**INSTRUCTION**
Starting at the top of the listing, extract every line up to and including the one with "Chart.register(...registerables);". Pictures stay out of the copy.
** START OF DATA SECTION **
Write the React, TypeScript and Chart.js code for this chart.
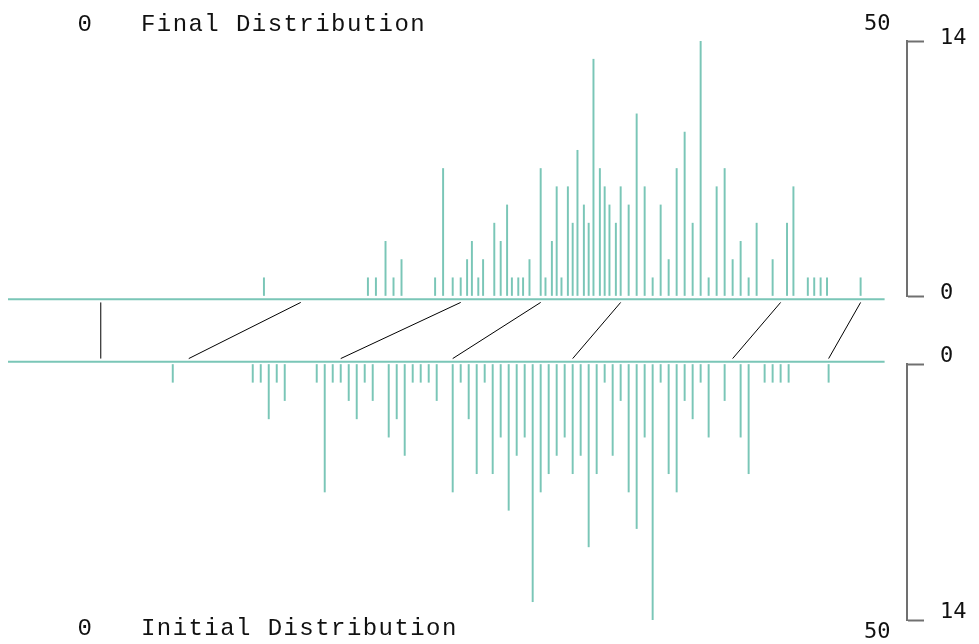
import { useEffect, useRef } from "react";
import { Chart, registerables } from "chart.js";

Chart.register(...registerables);

// ---- data (x positions in the 0..50 units of the chart) ----
const initialX = [
  5.5, 10.5, 11, 11.5, 12, 12.5, 14.5, 15, 15.5, 16, 16.5, 17, 17.5, 18, 19, 19.5, 20, 20.5, 21, 21.5, 22,
  23, 23.5, 24, 24.5, 25, 25.5, 26, 26.5, 27, 27.5, 28, 28.5, 29, 29.5, 30, 30.5, 31, 31.5, 32, 32.5,
  33, 33.5, 34, 34.5, 35, 35.5, 36, 36.5, 37, 37.5, 38, 38.5, 39,
  40, 41, 41.5, 42.5, 43, 43.5, 44, 46.5,
];
const initialCounts = [
  1, 1, 1, 3, 1, 2, 1, 7, 1, 1, 2, 3, 1, 2, 4, 3, 5, 1, 1, 1, 2,
  7, 1, 3, 6, 1, 6, 4, 8, 5, 4, 13, 7, 6, 5, 4, 6, 5, 10, 6, 1,
  5, 2, 7, 9, 4, 14, 1, 6, 7, 2, 3, 1, 4,
  2, 4, 6, 1, 1, 1, 1, 1,
];
const finalX = [
  11.2, 17.7, 18.2, 18.8, 19.3, 19.8, 21.9, 22.4, 23.0, 23.5, 23.9, 24.2, 24.6, 24.9, 25.6, 26.0, 26.4, 26.7, 27.1, 27.4, 27.8,
  28.5, 28.8, 29.2, 29.5, 29.8, 30.2, 30.5, 30.8, 31.2, 31.5, 31.8, 32.2, 32.5, 32.8, 33.2, 33.5, 34, 34.5, 35, 35.5,
  36, 36.5, 37, 37.5, 38, 38.5, 39, 39.5, 40, 40.5, 41, 41.5, 42,
  43, 43.9, 44.3, 45.2, 45.6, 46.0, 46.4, 48.5,
];
const finalCounts = [
  1, 1, 1, 3, 1, 2, 1, 7, 1, 1, 2, 3, 1, 2, 4, 3, 5, 1, 1, 1, 2,
  7, 1, 3, 6, 1, 6, 4, 8, 5, 4, 13, 7, 6, 5, 4, 6, 5, 10, 6, 1,
  5, 2, 7, 9, 4, 14, 1, 6, 7, 2, 3, 1, 4,
  2, 4, 6, 1, 1, 1, 1, 1,
];
// mapping lines: initial value -> final value
const linkInitial = [1, 6.5, 16, 23, 30.5, 40.5, 46.5];
const linkFinal = [1, 13.5, 23.5, 28.5, 33.5, 43.5, 48.5];

const xDomain = [0, 50];
const countDomain = [0, 14];
const titleFinal = "Final Distribution";
const titleInitial = "Initial Distribution";

// ---- styles ----
const TEAL = "rgb(122,198,183)";
const AXIS_GRAY = "#707070";
const TEXT = "#111";
const X_MIN = -4.8;
const X_MAX = 51.4;

const textPlugin = {
  id: "distTexts",
  afterDraw(chart: any) {
    const { ctx } = chart;
    const xs = chart.scales.x;
    ctx.save();
    ctx.fillStyle = TEXT;
    ctx.textBaseline = "alphabetic";
    ctx.font = '24px "Liberation Mono"';
    ctx.letterSpacing = "0px";
    const half = ctx.measureText(String(xDomain[0])).width / 2;
    ctx.letterSpacing = "1.44px";
    ctx.textAlign = "left";
    const x0 = xs.getPixelForValue(xDomain[0]) - half;
    ctx.fillText(`${xDomain[0]}   ${titleFinal}`, x0, 31);
    ctx.fillText(`${xDomain[0]}   ${titleInitial}`, x0, 635);
    ctx.letterSpacing = "0px";
    ctx.font = '22px "DejaVu Sans Mono"';
    ctx.textAlign = "right";
    const x50 = xs.getPixelForValue(xDomain[1]) + 6;
    ctx.fillText(String(xDomain[1]), x50, 30);
    ctx.fillText(String(xDomain[1]), x50, 638);
    ctx.restore();
  },
};

const bracketAxis = (reverse: boolean, offset: number, weight: number) => ({
  type: "linear" as const,
  position: "right" as const,
  stack: "main",
  stackWeight: weight,
  min: countDomain[0],
  max: countDomain[1],
  reverse,
  afterFit: (s: any) => {
    s.width = 72;
    s.paddingTop = 0;
    s.paddingBottom = 0;
  },
  ticks: {
    stepSize: countDomain[1] - countDomain[0],
    padding: 16,
    labelOffset: offset,
    color: TEXT,
    font: { family: '"DejaVu Sans Mono"', size: 22 },
  },
  grid: {
    display: true,
    drawOnChartArea: false,
    drawTicks: true,
    tickLength: 17,
    tickWidth: 2,
    tickColor: AXIS_GRAY,
  },
  border: { display: true, color: AXIS_GRAY, width: 2 },
});

export default function App() {
  const canvasRef = useRef<HTMLCanvasElement | null>(null);

  useEffect(() => {
    if (!canvasRef.current) return;
    const linkSets = linkInitial.map((xi, i) => ({
      type: "line" as const,
      data: [
        { x: xi, y: 0.05 },
        { x: linkFinal[i], y: 0.95 },
      ],
      yAxisID: "yMid",
      borderColor: "#000",
      borderWidth: 1,
      pointRadius: 0,
    }));
    const baseline = (y: number) => ({
      type: "line" as const,
      data: [
        { x: X_MIN, y },
        { x: xDomain[1], y },
      ],
      yAxisID: "yMid",
      borderColor: TEAL,
      borderWidth: 2,
      pointRadius: 0,
    });
    const chart = new Chart(canvasRef.current, {
      type: "bar",
      data: {
        datasets: [
          {
            type: "bar",
            data: finalX.map((x, i) => ({ x, y: finalCounts[i] })),
            yAxisID: "yFinal",
            backgroundColor: TEAL,
            barThickness: 1.3,
            grouped: false,
          },
          {
            type: "bar",
            data: initialX.map((x, i) => ({ x, y: initialCounts[i] })),
            yAxisID: "yInitial",
            backgroundColor: TEAL,
            barThickness: 1.3,
            grouped: false,
          },
          baseline(1),
          baseline(0),
          ...linkSets,
        ] as any,
      },
      options: {
        responsive: false,
        animation: false,
        events: [],
        layout: { padding: { left: 8, top: 41, right: 0, bottom: 24 } },
        plugins: { legend: { display: false }, tooltip: { enabled: false } },
        scales: {
          x: {
            type: "linear",
            min: X_MIN,
            max: X_MAX,
            offset: false,
            display: false,
            grid: { offset: false },
          },
          yFinal: bracketAxis(false, -3, 255),
          yMid: {
            type: "linear",
            position: "right",
            stack: "main",
            stackWeight: 68,
            min: -0.037,
            max: 1.053,
            afterFit: (s: any) => {
              s.width = 72;
              s.paddingTop = 0;
              s.paddingBottom = 0;
            },
            ticks: { display: false },
            grid: { display: false },
            border: { display: false },
          },
          yInitial: bracketAxis(true, -8, 256),
        },
      } as any,
      plugins: [textPlugin],
    });
    return () => chart.destroy();
  }, []);

  return (
    <div style={{ position: "fixed", left: 0, top: 0, width: 979, height: 644, background: "#fff" }}>
      <canvas ref={canvasRef} width={979} height={644} style={{ display: "block" }} />
    </div>
  );
}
** END OF DATA SECTION **
**CORRECT ANSWER**
Write the React, TypeScript and Chart.js code for this chart.
import { useEffect, useRef } from "react";
import { Chart, registerables } from "chart.js";

Chart.register(...registerables);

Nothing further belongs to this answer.